Seiji Nakazawa, our Osaka-raised correspondent, shares what he thinks the region-based criteria are for ikemen in Japan’s two major cites.
Following are Seiji’s thoughts on the important subject of ikemen, a Japanese slang term meaning “cool guy” or “hottie.”
Japan’s capital city: Tokyo. I, who was born and raised in Osaka, have been living in Tokyo for about ten years now. I’ve gotten used to the scramble intersection in Shibuya and Shinjuku’s Kabukicho, and have made plenty of connections with local people. But if I think back to the time when I didn’t have anyone to rely on right after moving to the capital, I have to say that it was a really tough period.
Tokyo and Osaka are more than 500 kilometers (311 miles) apart. For these past ten years, I’ve encountered a series of regional cultural differences from words to conventional wisdom. Just one of those has been the differences between the types of men called ikemen in Tokyo and Osaka. Compared to Tokyo where it’s generally enough for a guy to have good looks to be considered an ikemen, I’ve found that men in Osaka must also have a little something extra to be granted that title.
● Ikemen in Tokyo
First, in my experience, a large number of the guys who are called ikemen in Tokyo are good listeners. For example, if an ikemen is having a conversation with someone and the discussion suddenly becomes centered around that particular person, he is able to respond smoothly and create an atmosphere where the other side continues to feel comfortable speaking. It could be like thinking that the ikemen places a high priority on never thinking negatively of the opposite party.
There seem to be a lot of good-looking guys who don’t even feel a need to speak, and have this ability to ride out a conversation until its very end. They’re like the sesame seeds on top of rice in a makunouchi bento (a particular type of boxed lunch consisting of fish, meat, eggs, vegetables, pickles, and rice).
▼ One example of a makunouchi bento (note the black sesame seeds).
● Ikemen in Osaka
Meanwhile, in Osaka, if a guy can’t get some laughs out of you, then he’s not even worth talking about. During the years of Japanese compulsory education, boys who aspire to be class clowns always seem to be more popular than boys who have good looks alone.
Because of that, many popular guys in high school and university who earn the title of ikemen are those who are endlessly seeking laughs. There are even some “men of valor” who dare to take on “impure” roles to make others laugh by the apparent disconnect between their looks and how they’re acting. Handsome guys getting angry, posing, pretending to be corrupted, then cracking a joke…all for sake of getting some laughs.

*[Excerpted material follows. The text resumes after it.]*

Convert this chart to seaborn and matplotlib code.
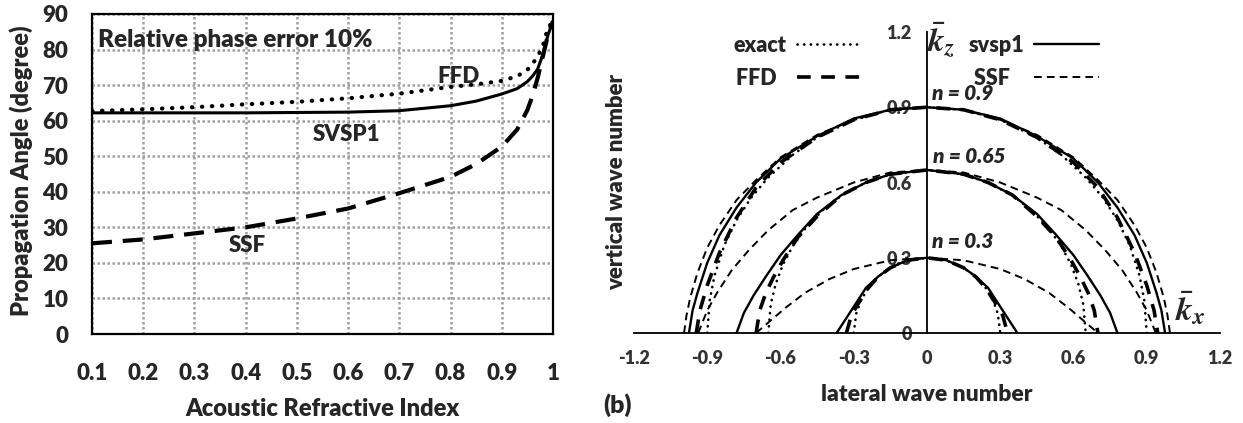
import numpy as np
import pandas as pd
import matplotlib
matplotlib.use('Agg')
import matplotlib.pyplot as plt
import seaborn as sns

# ---- (a) propagation angle vs acoustic refractive index ----
index = [0.1, 0.2, 0.3, 0.4, 0.5, 0.6, 0.7, 0.8, 0.85, 0.9, 0.93, 0.95, 0.96, 0.97, 0.98, 0.99, 1.0]
ffd_angle = [62.7, 63.2, 63.8, 64.6, 65.3, 66.3, 67.6, 69.5, 70.2, 71.2, 72.5, 74.3, 76.0, 78.0, 81.0, 86.0, 88.0]
svsp1_angle = [62.2, 62.2, 62.2, 62.2, 62.3, 62.4, 62.8, 64.2, 65.5, 67.5, 69.0, 71.0, 72.5, 74.5, 78.5, 84.0, 88.0]
ssf_angle = [25.5, 26.6, 28.3, 30.0, 32.5, 35.3, 39.6, 44.2, 47.8, 52.7, 57.5, 63.0, 67.0, 72.0, 78.0, 84.0, 88.0]
index_ticks = [0.1, 0.2, 0.3, 0.4, 0.5, 0.6, 0.7, 0.8, 0.9, 1.0]
index_labels = ['0.1', '0.2', '0.3', '0.4', '0.5', '0.6', '0.7', '0.8', '0.9', '1']
angle_ticks = [0, 10, 20, 30, 40, 50, 60, 70, 80, 90]

# ---- (b) dispersion curves, right half (kx >= 0), mirrored for kx < 0 ----
# n = 0.9
kx_exact_09 = [0, .15, .3, .45, .55, .65, .72, .78, .83, .87, .89, .9]
kz_exact_09 = [.90, .89, .85, .78, .71, .62, .54, .45, .35, .23, .13, 0]
kx_svsp_09 = [0, .15, .3, .45, .6, .7, .78, .85, .9, .94, .96, .975]
kz_svsp_09 = [.90, .89, .855, .785, .695, .60, .50, .39, .28, .16, .09, 0]
kx_ffd_09 = [0, .15, .3, .45, .6, .7, .78, .85, .9, .93, .945]
kz_ffd_09 = [.90, .89, .85, .78, .68, .58, .46, .32, .19, .09, 0]
kx_ssf_09 = [0, .15, .3, .45, .6, .7, .78, .85, .9, .94, .97, .985, .995]
kz_ssf_09 = [.90, .89, .85, .79, .70, .61, .53, .43, .34, .24, .14, .07, 0]
# n = 0.65
kx_exact_065 = [0, .15, .25, .35, .43, .5, .55, .59, .62, .64, .65]
kz_exact_065 = [.65, .632, .60, .548, .487, .415, .346, .273, .195, .114, 0]
kx_svsp_065 = [0, .15, .25, .35, .45, .53, .6, .66, .71, .75, .78]
kz_svsp_065 = [.65, .633, .60, .55, .475, .39, .31, .225, .15, .08, 0]
kx_ffd_065 = [0, .15, .25, .35, .45, .53, .59, .63, .66, .685, .70]
kz_ffd_065 = [.65, .633, .60, .55, .465, .38, .29, .22, .16, .09, 0]
kx_ssf_065 = [0, .15, .3, .45, .55, .65, .73, .8, .86, .9, .937]
kz_ssf_065 = [.65, .64, .60, .54, .49, .41, .33, .25, .16, .09, 0]
# n = 0.3
kx_exact_03 = [0, .08, .15, .2, .24, .27, .29, .3]
kz_exact_03 = [.30, .289, .26, .224, .18, .131, .077, 0]
kx_svsp_03 = [0, .08, .15, .2, .25, .29, .33, .37]
kz_svsp_03 = [.30, .29, .26, .225, .18, .12, .06, 0]
kx_ffd_03 = [0, .08, .15, .2, .24, .28, .31, .33]
kz_ffd_03 = [.30, .29, .26, .224, .18, .12, .07, 0]
kx_ssf_03 = [0, .15, .3, .4, .5, .58, .64, .7]
kz_ssf_03 = [.30, .29, .255, .215, .16, .10, .05, 0]

kx_ticks = [-1.2, -0.9, -0.6, -0.3, 0, 0.3, 0.6, 0.9, 1.2]
kx_labels = ['-1.2', '-0.9', '-0.6', '-0.3', '0', '0.3', '0.6', '0.9', '1.2']
kz_ticks = [0, 0.3, 0.6, 0.9, 1.2]
kz_labels = ['0', '0.3', '0.6', '0.9', '1.2']
kz_minor = [0.15, 0.45, 0.75, 1.05]


def full_curve(kx, kz):
    # symmetric about kx = 0
    x = [-v for v in kx[:0:-1]] + list(kx)
    z = list(kz[:0:-1]) + list(kz)
    return pd.DataFrame({'kx': x, 'kz': z})


sns.set_style('white')
plt.rcParams['font.family'] = ['Lato', 'DejaVu Sans']
plt.rcParams['font.weight'] = 'heavy'
plt.rcParams['axes.labelweight'] = 'heavy'
plt.rcParams['mathtext.fontset'] = 'stix'

W, H = 1243, 423
fig = plt.figure(figsize=(W / 100, H / 100), dpi=100)

# ---------------- left panel ----------------
ax1 = fig.add_axes([92 / W, 1 - 334 / H, (553 - 92) / W, 320 / H])
ax1.set_axisbelow(True)
ax1.grid(True, color='#a0a0a0', linestyle=(0, (1, 1)), linewidth=1.8)
sns.lineplot(x=index, y=svsp1_angle, ax=ax1, color='black', linewidth=2.2)
sns.lineplot(x=index, y=ffd_angle, ax=ax1, color='black', linewidth=3,
             linestyle=(0, (0.1, 2.3)), dash_capstyle='round')
sns.lineplot(x=index, y=ssf_angle, ax=ax1, color='black', linewidth=3,
             linestyle=(0, (4.8, 2.6)))
ax1.set_xlim(0.1, 1.0)
ax1.set_ylim(0, 90)
ax1.set_xticks(index_ticks)
ax1.set_xticklabels(index_labels)
ax1.set_yticks(angle_ticks)
ax1.tick_params(axis='both', length=0, labelsize=16)
ax1.tick_params(axis='x', pad=21)
ax1.tick_params(axis='y', pad=17)
for s in ax1.spines.values():
    s.set_linewidth(1.6)
    s.set_color('black')
ax1.set_xlabel('Acoustic Refractive Index', fontsize=17)
ax1.set_ylabel('Propagation Angle (degree)', fontsize=17)
ax1.xaxis.set_label_coords(0.5, -0.2)
ax1.yaxis.set_label_coords(-0.128, 0.51)
ax1.text(0.112, 82.7, 'Relative phase error 10%', fontsize=17.5, va='center')
ax1.text(0.775, 72.3, 'FFD', fontsize=16, va='center')
ax1.text(0.531, 56.0, 'SVSP1', fontsize=16, va='center')
ax1.text(0.366, 24.8, 'SSF', fontsize=16, va='center')

# ---------------- right panel ----------------
ax2 = fig.add_axes([634 / W, 1 - 333 / H, (1220 - 634) / W, 301 / H])
styles = {
    'exact': dict(linewidth=1.9, linestyle=(0, (0.1, 2.4)), dash_capstyle='round'),
    'FFD': dict(linewidth=2.6, linestyle=(0, (3.8, 2.9))),
    'svsp1': dict(linewidth=1.7, linestyle='-'),
    'SSF': dict(linewidth=1.4, linestyle=(0, (4.0, 2.6))),
}
curves = [
    ('exact', kx_exact_09, kz_exact_09), ('exact', kx_exact_065, kz_exact_065), ('exact', kx_exact_03, kz_exact_03),
    ('FFD', kx_ffd_09, kz_ffd_09), ('FFD', kx_ffd_065, kz_ffd_065), ('FFD', kx_ffd_03, kz_ffd_03),
    ('svsp1', kx_svsp_09, kz_svsp_09), ('svsp1', kx_svsp_065, kz_svsp_065), ('svsp1', kx_svsp_03, kz_svsp_03),
    ('SSF', kx_ssf_09, kz_ssf_09), ('SSF', kx_ssf_065, kz_ssf_065), ('SSF', kx_ssf_03, kz_ssf_03),
]
seen = set()
for name, kx, kz in curves:
    lab = name if name not in seen else None
    seen.add(name)
    sns.lineplot(data=full_curve(kx, kz), x='kx', y='kz', ax=ax2, color='black',
                 sort=False, label=lab, **styles[name])

ax2.set_xlim(-1.2, 1.2)
ax2.set_ylim(0, 1.2)
ax2.spines['left'].set_position(('data', 0))
ax2.spines['top'].set_visible(False)
ax2.spines['right'].set_visible(False)
for s in ('left', 'bottom'):
    ax2.spines[s].set_linewidth(1.3)
    ax2.spines[s].set_color('black')
ax2.set_xticks(kx_ticks)
ax2.set_xticklabels(kx_labels)
ax2.set_yticks(kz_ticks)
ax2.set_yticklabels(kz_labels)
ax2.set_yticks(kz_minor, minor=True)
ax2.tick_params(axis='both', which='both', direction='out', length=4, width=1.2,
                labelsize=13, colors='black', labelcolor='#333333')
ax2.tick_params(axis='x', pad=8)
ax2.tick_params(axis='y', pad=7)
ax2.set_xlabel('lateral wave number', fontsize=16.5)
ax2.set_ylabel('vertical wave number', fontsize=16)
ax2.xaxis.set_label_coords(0.5, -0.168)
ax2.yaxis.set_label_coords(-0.012, 0.5)

handles, labels = ax2.get_legend_handles_labels()
pad = {'exact': '', 'FFD': '  ', 'svsp1': '', 'SSF': '   '}
labels = [l + pad[l] for l in labels]
ax2.legend(handles, labels, ncol=2, markerfirst=False, frameon=False, fontsize=15.5,
           handlelength=3.0, handletextpad=0.45, columnspacing=5.0, labelspacing=0.55,
           borderpad=0, borderaxespad=0, loc='upper left',
           bbox_to_anchor=(734 / W, 1 - 35 / H), bbox_transform=fig.transFigure)

ax2.text(0.02, 0.955, 'n = 0.9', fontsize=15, style='italic', va='center')
ax2.text(0.025, 0.704, 'n = 0.65', fontsize=15, style='italic', va='center')
ax2.text(0.02, 0.364, 'n = 0.3', fontsize=15, style='italic', va='center')
ax2.text(0.06, 1.165, r'$\bar{k}_z$', fontsize=24, ha='center', va='center')
ax2.text(1.08, 0.10, r'$\bar{k}_x$', fontsize=24, ha='center', va='center')

fig.text(603 / W, 1 - 405 / H, '(b)', fontsize=18, va='center')

fig.savefig('out.png', dpi=100)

▼ A scene from Osaka, where comedy reigns supreme
Of course, by sharing a taste of the regional differences, it’s not my intention to say that Osaka ikemen are necessarily superior. There are definitely people out there who prefer the Tokyo type. It’s just that ikemen who tend to be popular in Osaka are guys who can be popular even without handsome faces. Ikemen gifted with two attributes: this type exists only in Osaka.